The following month, the Levada Center reported that Putin’s
approval rating jumped to 87%.
These astounding statistics come at a time when Putin has
invaded Ukraine where he is waging a bloody war that he’s keeping secret from
the population. Even mothers do not know why their sons in the army have died
and are being swiftly, secretly buried. Internally, he has stepped up
persecution of Russians by limiting freedom of the press and expression, and
persecuting even humanitarian non-governmental organizations and gay groups.
Don’t Russians care? Basically, if they’d known perhaps they
would. But Putin is controlling the press better than the commissars did and keeping
his war with Ukraine, which is known around the world, off the newspapers and
broadcast news programs.
There are 143.5 million Russians, according to the latest
census. More than half of them have what is considered an equivalent college education.
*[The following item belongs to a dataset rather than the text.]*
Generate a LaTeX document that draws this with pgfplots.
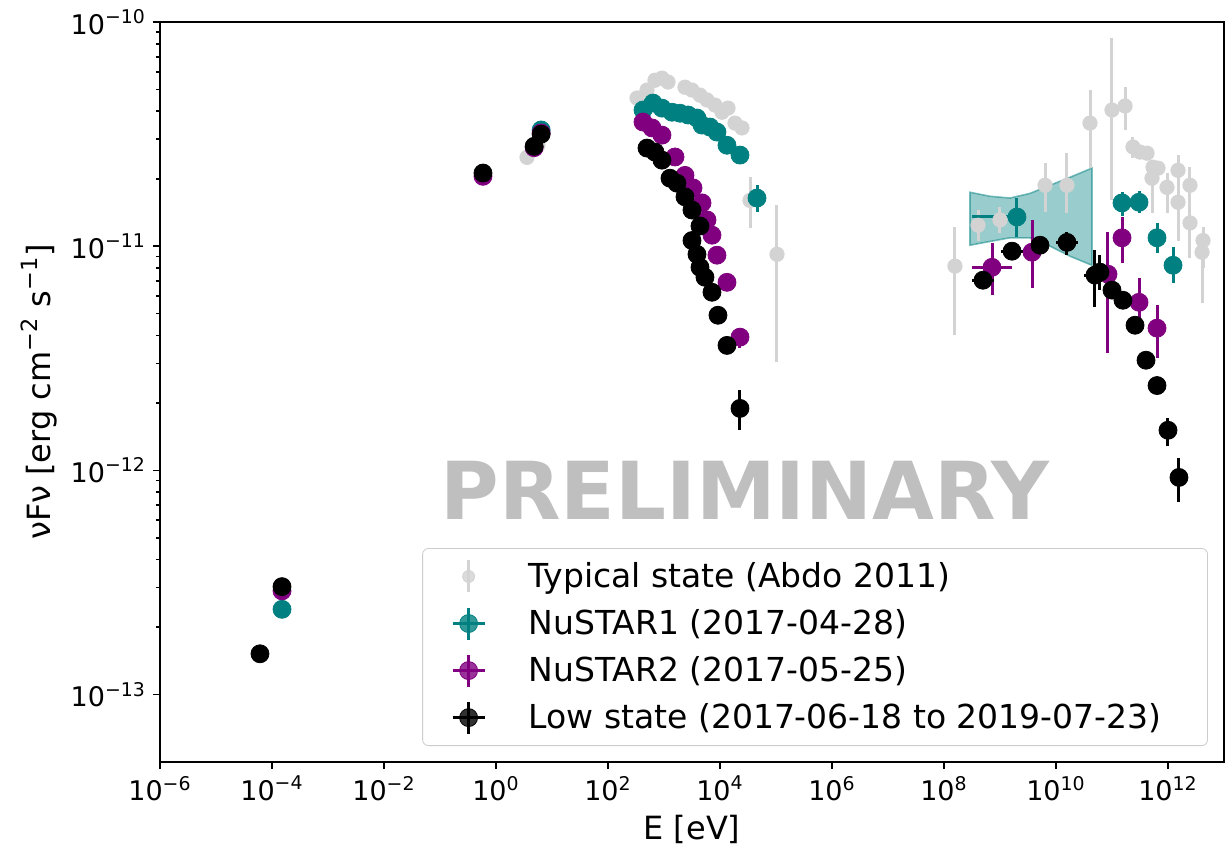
\documentclass[border=0pt]{standalone}
\usepackage{fontspec}
\setmainfont{DejaVu Sans}
\usepackage{pgfplots}
\pgfplotsset{compat=1.18}
\definecolor{lgray}{RGB}{211,211,211}
\definecolor{tealc}{RGB}{0,128,128}
\definecolor{purp}{RGB}{128,0,128}
\pgfplotsset{
  sed/.style={only marks, mark=*, color=#1, mark options={fill=#1, draw=#1},
    error bars/x dir=both, error bars/x explicit, error bars/y dir=both, error bars/y explicit,
    error bars/error mark=none, error bars/error bar style={line width=1.5pt, color=#1}},
  legimg/.style={legend image code/.code={
    \path[draw=none, fill=none] (0pt,0pt) -- (45pt,0pt);
    \draw[##1, mark=none, line width=1.5pt] (17pt,-8pt) -- (17pt,8pt);
    \draw[##1, mark=none, line width=1.5pt] (9pt,0pt) -- (25pt,0pt);
    \draw[##1] plot coordinates {(17pt,0pt)};}},
  legimggray/.style={legend image code/.code={
    \path[draw=none, fill=none] (0pt,0pt) -- (45pt,0pt);
    \draw[##1, mark=none, line width=1.2pt] (17pt,-8pt) -- (17pt,8pt);
    \draw[##1, mark size=3pt] plot coordinates {(17pt,0pt)};}},
}
\begin{document}
\begin{tikzpicture}
\begin{axis}[
  scale only axis, width=532pt, height=370pt,
  xmode=log, ymode=log,
  xmin=1e-6, xmax=1e13, ymin=5e-14, ymax=1e-10,
  xtick={1e-6,1e-4,1e-2,1,1e2,1e4,1e6,1e8,1e10,1e12},
  xticklabels={10\textsuperscript{−6},10\textsuperscript{−4},10\textsuperscript{−2},10\textsuperscript{0},10\textsuperscript{2},10\textsuperscript{4},10\textsuperscript{6},10\textsuperscript{8},10\textsuperscript{10},10\textsuperscript{12}},
  xminorticks=false,
  ytick={1e-13,1e-12,1e-11,1e-10},
  yticklabels={10\textsuperscript{−13},10\textsuperscript{−12},10\textsuperscript{−11},10\textsuperscript{−10}},
  tick pos=left, tick align=outside,
  major tick length=3.5pt, minor tick length=2pt,
  every tick/.style={black, line width=0.8pt},
  axis line style={line width=1.2pt},
  tick label style={font=\fontsize{13.5}{15}\selectfont},
  label style={font=\fontsize{16}{19}\selectfont},
  xlabel={E [eV]},
  ylabel={νFν [erg cm\textsuperscript{−2} s\textsuperscript{−1}]},
  legend cell align=left,
  legend style={at={(1,0)}, anchor=south east, xshift=-8pt, yshift=8pt,
    font=\fontsize{16.5}{19}\selectfont, draw=black!20, rounded corners=3pt,
    fill=white, fill opacity=0.8, text opacity=1, row sep=5.5pt,
    inner xsep=6pt, inner ysep=5pt},
]
\node[font=\bfseries\fontsize{40}{40}\selectfont, text=black!25] at (rel axis cs:0.55,0.3676) {PRELIMINARY};

% butterfly
\addplot[fill=tealc, fill opacity=0.4, draw=tealc, draw opacity=0.5, line width=0.8pt, forget plot] coordinates {
 (2.91e8,1.74e-11) (6.62e8,1.67e-11) (1.51e9,1.64e-11) (3.43e9,1.72e-11) (7.82e9,1.87e-11) (1.78e10,2.03e-11) (4.39e10,2.23e-11)
 (4.39e10,8.22e-12) (1.78e10,9.02e-12) (7.82e9,1.0e-11) (3.43e9,1.09e-11) (1.51e9,1.09e-11) (6.62e8,1.05e-11) (2.91e8,1.01e-11)} -- cycle;

% Typical state
\addplot[mark size=3.6pt, sed=lgray, legimggray] coordinates {
 (3.58,2.49e-11) (5.62,2.82e-11)
 (330,4.58e-11) (497,4.97e-11) (690,5.5e-11) (920,5.62e-11) (1178,5.4e-11) (2371,5.12e-11) (3162,4.97e-11) (4394,4.72e-11)
 (5860,4.49e-11) (8147,4.26e-11) (10860,3.96e-11) (13900,4.13e-11) += (0,0.3e-11) -= (0,0.3e-11)
 (18530,3.54e-11) (24700,3.37e-11)
 (34360,1.6e-11) += (0,0.43e-11) -= (0,0.4e-11)
 (104200,9.2e-12) += (0,6.0e-12) -= (0,6.17e-12)
 (1.57e8,8.15e-12) += (0,4.05e-12) -= (0,4.14e-12)
 (4.05e8,1.24e-11) += (0,0.21e-11) -= (0,0.18e-11)
 (1e9,1.31e-11) += (0,0.18e-11) -= (0,0.17e-11)
 (6.37e9,1.87e-11) += (0,0.48e-11) -= (0,0.45e-11)
 (1.57e10,1.87e-11) += (0,0.73e-11) -= (0,0.47e-11)
 (4.05e10,3.54e-11) += (0,1.43e-11) -= (0,1.31e-11)
 (1e11,4.05e-11) += (0,4.4e-11) -= (0,2.45e-11)
 (1.71e11,4.22e-11) += (0,0.91e-11) -= (0,0.92e-11)
 (2.37e11,2.77e-11) += (0,0.3e-11) -= (0,0.3e-11)
 (3.16e11,2.63e-11) (4.22e11,2.6e-11) (5.4e11,2.25e-11)
 (5.18e11,2.01e-11) += (0,0.24e-11) -= (0,0.61e-11)
 (6.63e11,2.23e-11)
 (9.6e11,1.83e-11) += (0,0.29e-11) -= (0,0.43e-11)
 (1.51e12,2.18e-11) += (0,0.37e-11) -= (0,0.4e-11)
 (1.51e12,1.57e-11) += (0,0.4e-11) -= (0,0.51e-11)
 (2.47e12,1.87e-11) += (0,0.38e-11) -= (0,0.98e-11)
 (2.47e12,1.27e-11) += (0,0.22e-11) -= (0,0.21e-11)
 (4.22e12,1.06e-11) += (0,0.16e-11) -= (0,0.26e-11)
 (4.05e12,9.4e-12) += (0,1.2e-12) -= (0,3.83e-12)
};
\addlegendentry{Typical state (Abdo 2011)}

% NuSTAR1
\addplot[mark size=4.5pt, sed=tealc, legimg] coordinates {
 (1.51e-4,2.4e-13) (6.4,3.3e-11)
 (422,4.05e-11) (636,4.35e-11) (920,4.13e-11) (1390,3.96e-11) (1931,3.92e-11) (2683,3.85e-11) (3882,3.73e-11)
 (4775,3.47e-11) (6630,3.40e-11) (8830,3.23e-11) (13335,2.82e-11) (22760,2.55e-11)
 (45800,1.64e-11) += (0,0.23e-11) -= (0,0.22e-11)
 (2.01e9,1.35e-11) += (0,0.29e-11) -= (1.69e9,0.25e-11)
 (1.51e11,1.56e-11) += (0,0.18e-11) -= (0,0.19e-11)
 (3.04e11,1.57e-11) += (0,0.2e-11) -= (0,0.17e-11)
 (6.37e11,1.09e-11) += (0,0.18e-11) -= (0,0.16e-11)
 (1.23e12,8.22e-12) += (0,1.68e-12) -= (0,1.38e-12)
};
\addlegendentry{NuSTAR1 (2017-04-28)}

% NuSTAR2
\addplot[mark size=4.5pt, sed=purp, legimg] coordinates {
 (1.51e-4,2.9e-13) (0.586,2.05e-11) (4.8,2.75e-11) (6.4,3.2e-11)
 (422,3.58e-11) (611,3.37e-11) (920,3.13e-11) (1572,2.50e-11) (2371,2.07e-11) (3297,1.82e-11) (4775,1.56e-11)
 (5860,1.31e-11) (7197,1.12e-11) (8830,9.12e-12) (13335,6.90e-12)
 (22760,3.93e-12) += (0,0.37e-12) -= (0,0.43e-12)
 (7.2e8,8.05e-12) += (9.3e8,2.25e-12) -= (4.05e8,2.01e-12)
 (3.73e9,9.4e-12) += (0,3.7e-12) -= (0,2.9e-12)
 (8.48e10,7.5e-12) += (0,4.05e-12) -= (0,4.17e-12)
 (1.51e11,1.09e-11) += (0,0.26e-11) -= (0,0.25e-11)
 (3.04e11,5.62e-12) += (0,1.58e-12) -= (0,1.42e-12)
 (6.37e11,4.31e-12) += (0,1.15e-12) -= (0,1.15e-12)
};
\addlegendentry{NuSTAR2 (2017-05-25)}

% Low state
\addplot[mark size=4.5pt, sed=black, legimg] coordinates {
 (6.1e-5,1.52e-13) (1.51e-4,3.03e-13) (0.586,2.12e-11) (4.8,2.79e-11) (6.4,3.16e-11)
 (497,2.74e-11) (690,2.63e-11) (920,2.42e-11) (1280,2.01e-11) (1706,1.91e-11) (2371,1.66e-11) (3162,1.45e-11)
 (4394,1.23e-11) (3162,1.06e-11) (3882,9.2e-12) (4394,8.05e-12) (5395,7.27e-12) (7197,6.23e-12) (9208,4.92e-12)
 (13335,3.61e-12)
 (22760,1.89e-12) += (0,0.39e-12) -= (0,0.38e-12)
 (4.97e8,7.05e-12) += (2.9e8,0.5e-12) -= (1.83e8,0.5e-12)
 (1.64e9,9.5e-12) += (0.96e9,0.6e-12) -= (0.6e9,0.6e-12)
 (5.18e9,1.01e-11) += (0,0.08e-11) -= (0,0.08e-11)
 (1.57e10,1.04e-11) += (9.2e9,0.115e-11) -= (5.8e9,0.128e-11)
 (4.97e10,7.43e-12) += (2.9e10,2.17e-12) -= (1.83e10,2.08e-12)
 (6.1e10,7.66e-12) += (0,1.5e-12) -= (0,1.3e-12)
 (1e11,6.37e-12) += (0,0.5e-12) -= (0,0.5e-12)
 (1.57e11,5.74e-12) += (0,0.4e-12) -= (0,0.4e-12)
 (2.58e11,4.44e-12) += (0,0.4e-12) -= (0,0.4e-12)
 (4.05e11,3.1e-12) += (0,0.25e-12) -= (0,0.25e-12)
 (6.37e11,2.39e-12) += (0,0.2e-12) -= (0,0.2e-12)
 (1e12,1.51e-12) += (0,0.2e-12) -= (0,0.22e-12)
 (1.57e12,9.3e-13) += (0,2.0e-13) -= (0,2.1e-13)
};
\addlegendentry{Low state (2017-06-18 to 2019-07-23)\rule{15pt}{0pt}}
\end{axis}
\path (current axis.south west) ++(-80pt,-44.5pt) coordinate (bbl);
\path (current axis.north east) ++(4pt,11pt) coordinate (btr);
\path (bbl) rectangle (btr);
\end{tikzpicture}
\end{document}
That means they’re smart yet more than three-quarters of them support Putin.
Are they ignorant of what is going on in the world? Voice of America, RFE/RL,
BBC and other shortwave radio networks beamed the truth to the Soviet Union and
kept the people apprised of events better than those in the free world. Has one
diabolical man, Putin, been so successful in stifling the Russian news media to
such a point where he’s dumbing down his own people?
We earnestly hope that the Russian opposition will
ultimately be successful in introducing freedom and democracy to the country,
perhaps for the first time in its history. But it has its work cut out for
itself.
Valeria Novodvorskaya, the ardent Putin opponent and
supporter of Ukraine, died last summer and can no longer inspire her people. Lev
Ponomaryov, Andrei Makarevich and Novodvorskaya’s other surviving friends are
tasked with a major campaign. They are backed by the handful of teenagers who
climbed a Moscow skyscraper and hoisted the Ukrainian flag on the pinnacle. Last
Sunday’s freedom marchers are by comparison with the population an enthusiastic
drop in the bucket.
Russians needs a spark to ignite a mass movement to rid
themselves and also the world of this despot.
Arise, Russians, you have only your shackles to lose.